U.S. President Barack Obama and Chinese President Xi Jinping unveiled a breakthrough deal on Wednesday, aimed at reducing both nations’ colossal carbon emissions and reliance on fossil fuels.
During a press conference in Beijing, President Obama lauded the pact as a “historic breakthrough.” Likewise, in an editorial published in the New York Times, U.S. Secretary of State John Kerry said that the U.S. and China were “determined to make lasting progress on an unprecedented global challenge.”
But now comes the hard part.
Under the deal, the U.S. must slash carbon emissions by 26% to 28% below 2005 levels by 2025, and China must start reigning in its release of greenhouse gases nationwide. Based on the initiative, China needs to hit peak CO2 emissions by 2030.
In addition, China, which has long relied on coal to fuel its unprecedented economic growth, also promised to rapidly increase the country’s reliance on nonfossil fuels in primary energy consumption. By 2030, Beijing is aiming to have 20% of the country’s energy needs supplied by zero-emission sources.
But to hit these targets, experts argue that both nations must now draw up and enforce unprecedented policies.
As Sam Roggeveen, of the Lowy Institute for International Policy in Sydney, pointed out in a blog post published on Wednesday, the U.S. will have to “double the pace of its carbon pollution reduction to meet the new target.” Domestic politics could easily put a brake on that.
In China, Roggeveen writes, “an additional 800-1,000 gigawatts of nuclear, wind, solar and other zero emission generation capacity” must be deployed by 2030 — more than all the coal-fired power plants that exist in China today. Otherwise the goal can’t be met.
Even if the central government had an all-consuming drive to achieve this, economists say it must provide the proper economic incentives to local bureaucrats who are pivotal to executing policies on the ground.
“The feasibility of doing [this] depends on the local bureaucrats, so if the local bureaucrats resist then nothing can be done,” Xu Chenggang, professor who is a specialist in China’s economic development at the University of Hong Kong, tells TIME. “[It doesn’t] matter how strong the leader is, to get things done really depends on incentives.”
Xu explains that China’s three decades of robust economic expansion were only possible because local officials were able to profit from the country’s rapid transformation into an industrial powerhouse.

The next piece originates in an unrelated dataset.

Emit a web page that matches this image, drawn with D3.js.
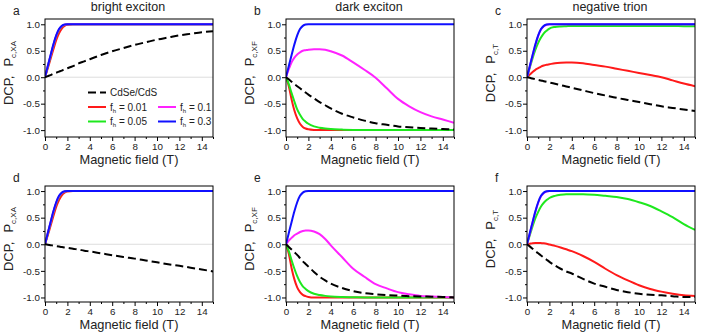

However, questions remain over whether there will be as much money to go around during a transition to a greener economy.
“In turns out it’s very, very difficult to find a scheme which is going to give local bureaucrats sufficient incentives to take care of their environment,” says Xu.
And even then, activists say the world’s two largest emitters of CO2 have yet to commit to the types of policies needed to reverse the effects of climate change.
“There is a clear expectation of more ambition from these two economies whose emissions trajectories define the global response to climate change,” says Li Shuo, a senior climate and energy campaigner for Greenpeace East Asia in Beijing. “Today’s announcements should only be the floor and not the ceiling of enhanced actions.”
Still, others are hopeful that the historic announcement today will at the very least inject some momentum into the push to lower greenhouse-gas emissions worldwide.
“This is an important development, not so much because of the details,” explains Jim Falk, a visiting fellow at the United Nations University Institute for the Advanced Study of Sustainability in Tokyo. “It states a desire by US and Chinese leaders to add serious momentum to a global agenda to cap and reduce greenhouse-gas emissions.”